Submitted by napolinj@newsch... on Tue, 2014-04-01 20:00
Roskus is husband to Dilsey and father to Versh, T.P., and Frony. He drives for the Compsons while also caring for the farm animals, although over the years his rheumatism makes that increasingly hard. He is slightly less loyal than his wife to the white family he works for, complaining that there "aint no luck on this place" (29). Dilsey reproaches him for giving their son Versh "them Memphis notions" - that is, presumably, encouraging Versh to leave Yoknapatawpha (31).
Submitted by thagood@fau.edu on Tue, 2014-04-01 17:55
French Lick, where Mrs. Compson takes Caddy and they meet Herbert Head, is a town in southern Indiana. Since before the Civil War it has been well-known as a resort community with hotels and spas built up around its sulfur springs.
Submitted by thagood@fau.edu on Tue, 2014-04-01 17:25
Deacon is a fixture among the students at Harvard in 1910, especially the ones who come from the south. Black and, according to Quentin, a "natural psychologist" (97), he meets these southerners when they first arrive in Cambridge, "in a sort of Uncle Tom's cabin outfit, patches and all" (97) and proceeds to manipulate their prejudices to his own benefit. He tells Quentin that "you and me's the same folks, come long and short," and that Southerners are "fine folks. But you can't live with them" (99). He seems very much at home in the urban world of Boston.

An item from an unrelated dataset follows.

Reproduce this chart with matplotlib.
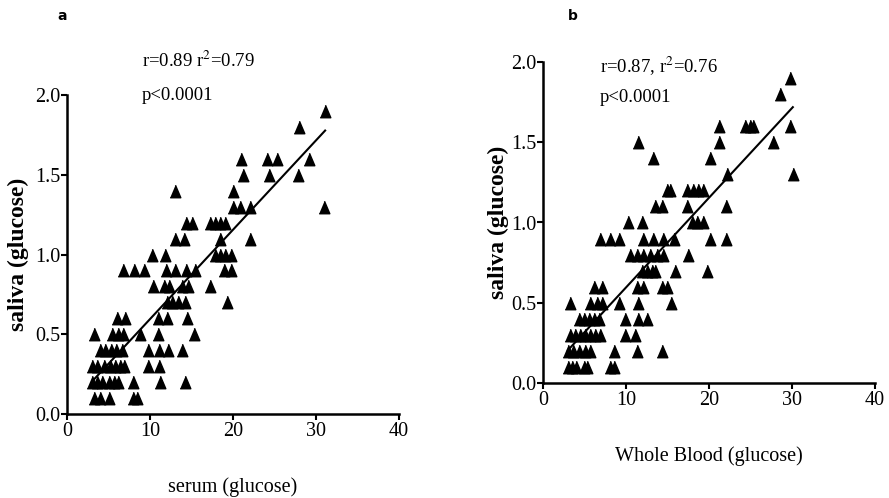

Submitted by thagood@fau.edu on Tue, 2014-04-01 15:58
After leaving Parker's, Quentin notes that "two bootblacks caught me, one on either side, shrill and raucous, like blackbirds. I gave the cigar to one of them, and the other one a nickel" (83). Though the text does not make their race explicit, the "blackbird" image suggests that these two individuals are African American.